Vendor and Data-Center Transparency Checklist

  • Model “energy card”: kWh per 1M tokens, per training step; test conditions (batch size, precision, context window), and hardware profile.

  • AI-adjusted PUE at design density, WUE, and annual heat-reuse percentage.

  • Hourly renewable matching percentage and grid region carbon intensity (gCO₂e/kWh).

  • Curtailment capability: Minimum notice, ramp rates, and annual hours committed.

  • Water source and drought contingency plan; local community engagement commitments.

  • Interconnection status: Substation capacity, queue position, and transmission constraints.

Monday Morning: Six Actions to De-Risk AI Growth

  • Appoint a single accountable owner for “AI Energy” spanning CIO, CTO, and Sustainability, with quarterly KPIs.

  • Start metering: instrument training and inference clusters to publish kWh per task and AI-adjusted PUE within 60 days.

  • Open utility talks in your top two regions for curtailment MOUs and tariff optimization; target 0.25% curtailment hours as a starting point.

  • Issue an RFP for 10–15 year PPAs with storage and hourly matching; insist on deliverability to your balancing areas.

  • Pilot a 5–10 MW behind-the-meter storage project to manage peaks and participate in grid services markets.

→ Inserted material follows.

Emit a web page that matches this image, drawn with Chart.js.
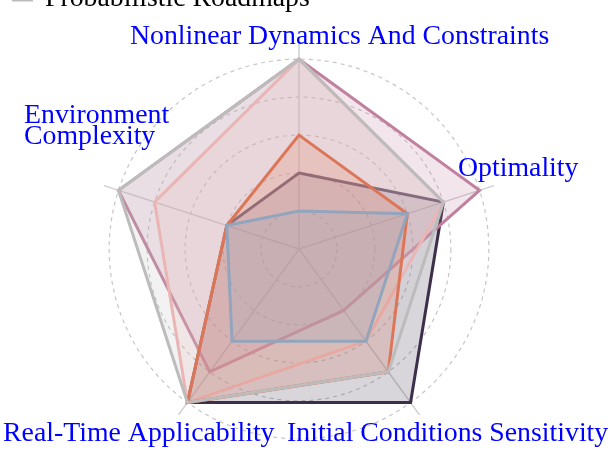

  • Adopt a siting portfolio approach: at least one ERCOT site for speed, one CAISO/PJM/MISO site for diversification, with water and community impact screens.

The Bottom Line

AI scale is no longer primarily a compute problem—it’s an energy system problem. The FT/MIT Technology Review debate is a wake-up call: China’s rapid buildout shows what energy abundance can unlock; the US must close the gap with smarter procurement, faster grid investment, and real transparency. Companies that institutionalize energy as a first-class product requirement will ship more AI, at lower cost, with fewer headlines to defend. The rest will wait in interconnection queues while their competitors lap them.